The following is basically Martin's argument but without messing with $\,\lim\sup\,$:
take any $\,\epsilon>0\Longrightarrow\,\exists\,N_\epsilon\in\Bbb N\,\,s.t.\,\,|x_n-x|<\epsilon\,\,,\,\forall\,n>N_\epsilon\,$ . Now, take $\,n>N_\epsilon\,$:
$\left|\frac{x_1+\ldots+x_n}{n}-x\right|=\left|\frac{(x_1-x)+(x_2-x)+\ldots+(x_n-x)}{n}\right|\leq\left|\frac{(x_1-x)+\ldots+(x_{N_\epsilon}-x)}{n}\right|+\left|\frac{(x_{N_\epsilon+1}-x)+\ldots (x_n-x)}{n}\right|\leq$
$\leq \frac{k}{n}+\frac{n-N_\epsilon}{n}\epsilon$
with $\,k\,$ a fixed positive constant.

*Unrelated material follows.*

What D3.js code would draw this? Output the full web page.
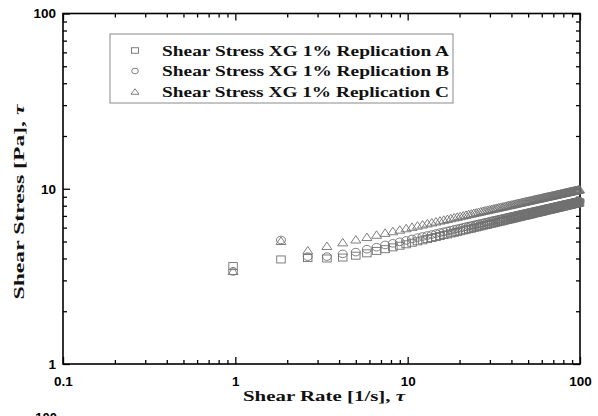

Well, now just make $\,n\to\infty\,$ ,and you'll get
$0\leq\left|\frac{x_1+\ldots+x_n}{n}-x\right|\leq 0+\epsilon=\epsilon$
and since $\,\epsilon\,$ was arbitrary we're done
Acclaration: As the above is a very common exercise at the start of limits of sequences, it may be it is given before $\lim\sup\,,\,\lim\inf\,$ and other beasts are studied, so perhaps the above approach is slightly more elementary.